● **Dataset section**

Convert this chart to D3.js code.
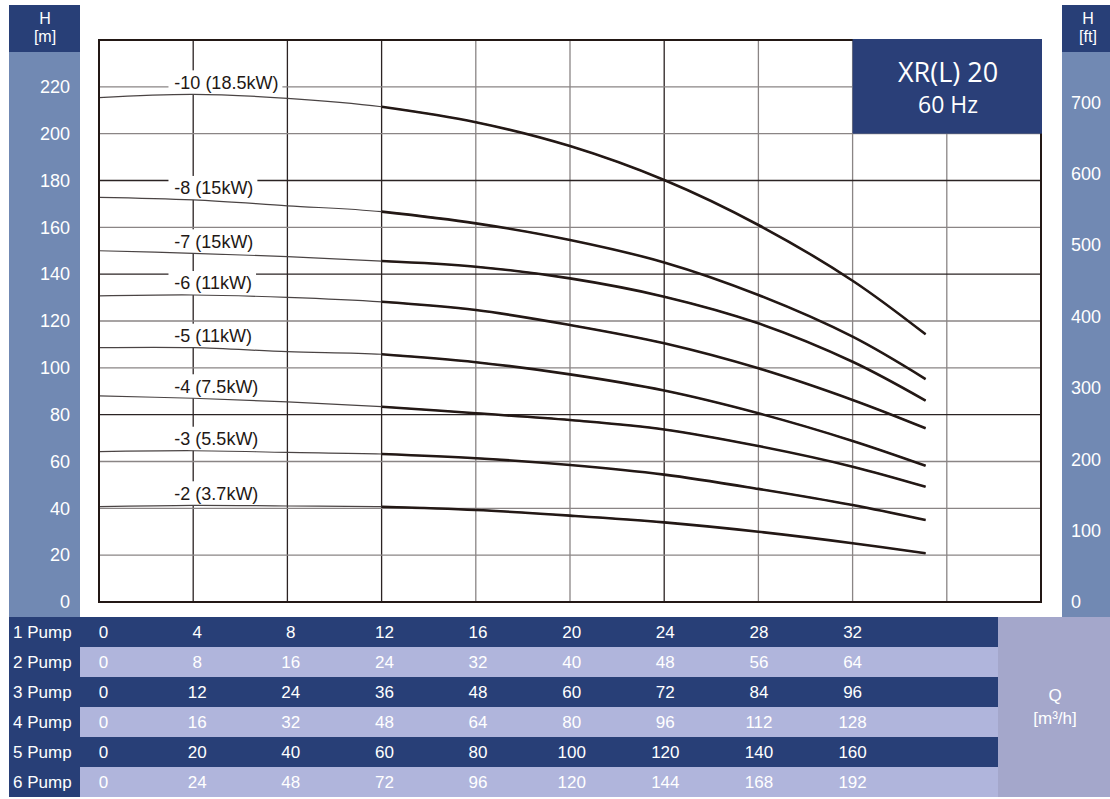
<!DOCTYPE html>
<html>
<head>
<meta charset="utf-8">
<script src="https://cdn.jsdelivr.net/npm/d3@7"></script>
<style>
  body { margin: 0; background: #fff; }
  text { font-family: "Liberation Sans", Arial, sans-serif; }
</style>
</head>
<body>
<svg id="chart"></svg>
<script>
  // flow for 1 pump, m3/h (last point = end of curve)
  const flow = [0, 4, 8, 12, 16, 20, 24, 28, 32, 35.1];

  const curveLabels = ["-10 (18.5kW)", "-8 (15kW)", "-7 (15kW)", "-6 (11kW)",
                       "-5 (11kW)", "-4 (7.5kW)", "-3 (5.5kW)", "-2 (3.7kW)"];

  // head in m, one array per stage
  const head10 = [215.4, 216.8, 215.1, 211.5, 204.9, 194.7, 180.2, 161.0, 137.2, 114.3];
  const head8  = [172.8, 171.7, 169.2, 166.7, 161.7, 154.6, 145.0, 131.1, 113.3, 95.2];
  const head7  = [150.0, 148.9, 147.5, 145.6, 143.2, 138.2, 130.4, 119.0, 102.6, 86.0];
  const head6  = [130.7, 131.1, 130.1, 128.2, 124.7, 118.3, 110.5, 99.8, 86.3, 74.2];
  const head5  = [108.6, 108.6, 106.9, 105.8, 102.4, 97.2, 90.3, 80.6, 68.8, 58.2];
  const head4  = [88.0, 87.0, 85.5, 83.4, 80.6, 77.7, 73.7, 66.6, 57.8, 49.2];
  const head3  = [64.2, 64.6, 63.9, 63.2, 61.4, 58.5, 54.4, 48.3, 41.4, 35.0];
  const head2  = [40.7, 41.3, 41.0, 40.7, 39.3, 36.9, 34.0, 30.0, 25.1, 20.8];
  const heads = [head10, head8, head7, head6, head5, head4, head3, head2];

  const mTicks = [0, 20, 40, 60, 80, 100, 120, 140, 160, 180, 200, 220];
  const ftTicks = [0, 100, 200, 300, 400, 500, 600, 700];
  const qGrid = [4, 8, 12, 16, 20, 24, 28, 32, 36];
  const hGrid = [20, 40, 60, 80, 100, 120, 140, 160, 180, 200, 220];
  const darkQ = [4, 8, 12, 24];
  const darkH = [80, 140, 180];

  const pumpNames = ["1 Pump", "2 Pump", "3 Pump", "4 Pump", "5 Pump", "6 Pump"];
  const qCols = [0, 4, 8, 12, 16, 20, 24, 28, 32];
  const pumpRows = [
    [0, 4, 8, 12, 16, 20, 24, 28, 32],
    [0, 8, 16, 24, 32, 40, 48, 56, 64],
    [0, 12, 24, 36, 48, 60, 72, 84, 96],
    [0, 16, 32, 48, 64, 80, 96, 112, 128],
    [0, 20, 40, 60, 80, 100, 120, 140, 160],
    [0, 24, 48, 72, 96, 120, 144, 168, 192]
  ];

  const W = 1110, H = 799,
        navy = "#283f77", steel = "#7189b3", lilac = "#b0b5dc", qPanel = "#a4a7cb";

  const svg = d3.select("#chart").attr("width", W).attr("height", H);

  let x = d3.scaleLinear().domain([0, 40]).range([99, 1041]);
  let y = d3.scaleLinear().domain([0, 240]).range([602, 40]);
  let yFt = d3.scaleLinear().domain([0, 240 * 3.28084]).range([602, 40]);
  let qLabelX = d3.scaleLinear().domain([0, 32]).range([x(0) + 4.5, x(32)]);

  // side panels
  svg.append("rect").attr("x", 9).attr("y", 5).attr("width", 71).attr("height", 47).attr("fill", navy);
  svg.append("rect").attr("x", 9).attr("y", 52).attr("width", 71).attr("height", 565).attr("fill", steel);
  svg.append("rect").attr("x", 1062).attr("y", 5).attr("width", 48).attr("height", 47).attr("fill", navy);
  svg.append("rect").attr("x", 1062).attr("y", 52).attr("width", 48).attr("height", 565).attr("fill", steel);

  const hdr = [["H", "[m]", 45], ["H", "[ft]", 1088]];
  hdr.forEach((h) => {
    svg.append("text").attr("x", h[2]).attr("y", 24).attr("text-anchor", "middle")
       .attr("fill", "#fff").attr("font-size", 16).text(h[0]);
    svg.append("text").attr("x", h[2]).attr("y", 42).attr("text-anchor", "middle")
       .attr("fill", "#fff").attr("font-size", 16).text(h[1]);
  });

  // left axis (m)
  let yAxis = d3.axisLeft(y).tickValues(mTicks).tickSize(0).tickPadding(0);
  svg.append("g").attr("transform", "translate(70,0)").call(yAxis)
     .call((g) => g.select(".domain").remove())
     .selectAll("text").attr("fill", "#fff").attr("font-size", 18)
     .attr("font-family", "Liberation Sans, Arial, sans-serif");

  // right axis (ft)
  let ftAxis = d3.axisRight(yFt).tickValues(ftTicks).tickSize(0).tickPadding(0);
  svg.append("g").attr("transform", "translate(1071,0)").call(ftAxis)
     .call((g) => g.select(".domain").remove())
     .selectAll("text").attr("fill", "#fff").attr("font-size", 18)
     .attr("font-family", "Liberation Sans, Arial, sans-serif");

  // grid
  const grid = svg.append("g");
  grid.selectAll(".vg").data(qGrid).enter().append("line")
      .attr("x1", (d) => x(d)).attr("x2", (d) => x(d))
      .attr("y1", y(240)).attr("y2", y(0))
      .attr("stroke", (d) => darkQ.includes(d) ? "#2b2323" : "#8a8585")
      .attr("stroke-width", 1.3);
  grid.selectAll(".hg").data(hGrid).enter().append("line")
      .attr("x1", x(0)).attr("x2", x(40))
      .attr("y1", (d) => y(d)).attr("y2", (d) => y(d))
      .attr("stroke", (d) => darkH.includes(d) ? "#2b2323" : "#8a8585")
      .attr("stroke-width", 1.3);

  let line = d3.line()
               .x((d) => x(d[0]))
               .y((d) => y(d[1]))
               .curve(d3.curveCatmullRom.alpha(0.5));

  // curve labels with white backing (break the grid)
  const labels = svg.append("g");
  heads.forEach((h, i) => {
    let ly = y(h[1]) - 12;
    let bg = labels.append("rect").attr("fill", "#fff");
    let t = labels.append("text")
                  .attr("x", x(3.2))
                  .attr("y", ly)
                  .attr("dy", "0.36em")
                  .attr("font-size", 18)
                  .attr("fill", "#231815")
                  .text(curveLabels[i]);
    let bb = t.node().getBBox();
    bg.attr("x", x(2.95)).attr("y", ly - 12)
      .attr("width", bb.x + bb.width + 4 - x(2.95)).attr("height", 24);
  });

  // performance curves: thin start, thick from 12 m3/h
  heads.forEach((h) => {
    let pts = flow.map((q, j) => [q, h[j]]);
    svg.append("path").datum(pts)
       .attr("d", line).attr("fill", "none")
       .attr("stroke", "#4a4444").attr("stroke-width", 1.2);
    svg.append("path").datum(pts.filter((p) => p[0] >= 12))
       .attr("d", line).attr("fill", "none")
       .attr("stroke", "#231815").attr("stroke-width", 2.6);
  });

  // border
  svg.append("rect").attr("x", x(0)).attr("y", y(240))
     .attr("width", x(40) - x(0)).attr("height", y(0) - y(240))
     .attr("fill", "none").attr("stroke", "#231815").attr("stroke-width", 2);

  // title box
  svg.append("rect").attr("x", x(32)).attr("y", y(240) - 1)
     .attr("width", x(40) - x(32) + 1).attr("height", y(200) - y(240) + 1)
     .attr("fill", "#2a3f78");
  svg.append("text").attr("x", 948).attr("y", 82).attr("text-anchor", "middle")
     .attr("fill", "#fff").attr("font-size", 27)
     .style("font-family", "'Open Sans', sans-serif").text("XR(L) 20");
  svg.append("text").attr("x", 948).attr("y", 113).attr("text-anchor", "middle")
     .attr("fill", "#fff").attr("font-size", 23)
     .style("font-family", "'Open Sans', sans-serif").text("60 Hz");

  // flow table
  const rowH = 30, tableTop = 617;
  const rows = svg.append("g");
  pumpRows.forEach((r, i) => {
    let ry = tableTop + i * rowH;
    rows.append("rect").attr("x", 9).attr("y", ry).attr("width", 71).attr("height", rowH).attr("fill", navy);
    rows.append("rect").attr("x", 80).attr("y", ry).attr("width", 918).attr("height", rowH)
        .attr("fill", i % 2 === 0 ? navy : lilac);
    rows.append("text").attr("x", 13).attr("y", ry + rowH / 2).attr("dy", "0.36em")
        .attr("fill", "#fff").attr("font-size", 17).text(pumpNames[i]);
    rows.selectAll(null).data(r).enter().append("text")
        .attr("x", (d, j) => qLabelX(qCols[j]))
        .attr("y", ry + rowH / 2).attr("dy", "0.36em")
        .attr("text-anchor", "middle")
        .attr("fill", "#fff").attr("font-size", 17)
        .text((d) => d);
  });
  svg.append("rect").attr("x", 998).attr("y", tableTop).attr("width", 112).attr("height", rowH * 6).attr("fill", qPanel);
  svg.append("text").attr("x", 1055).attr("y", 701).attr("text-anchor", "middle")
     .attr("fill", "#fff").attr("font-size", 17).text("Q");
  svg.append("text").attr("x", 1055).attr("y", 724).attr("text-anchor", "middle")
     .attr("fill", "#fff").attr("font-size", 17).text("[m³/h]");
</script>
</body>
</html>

● **Goal**
Repeat the lines of the listing above verbatim, beginning at its first line and ending at the line containing "28, 32, 35.1];", which is included. Omit pictures.

● **Result of the task**
Convert this chart to D3.js code.
<!DOCTYPE html>
<html>
<head>
<meta charset="utf-8">
<script src="https://cdn.jsdelivr.net/npm/d3@7"></script>
<style>
  body { margin: 0; background: #fff; }
  text { font-family: "Liberation Sans", Arial, sans-serif; }
</style>
</head>
<body>
<svg id="chart"></svg>
<script>
  // flow for 1 pump, m3/h (last point = end of curve)
  const flow = [0, 4, 8, 12, 16, 20, 24, 28, 32, 35.1];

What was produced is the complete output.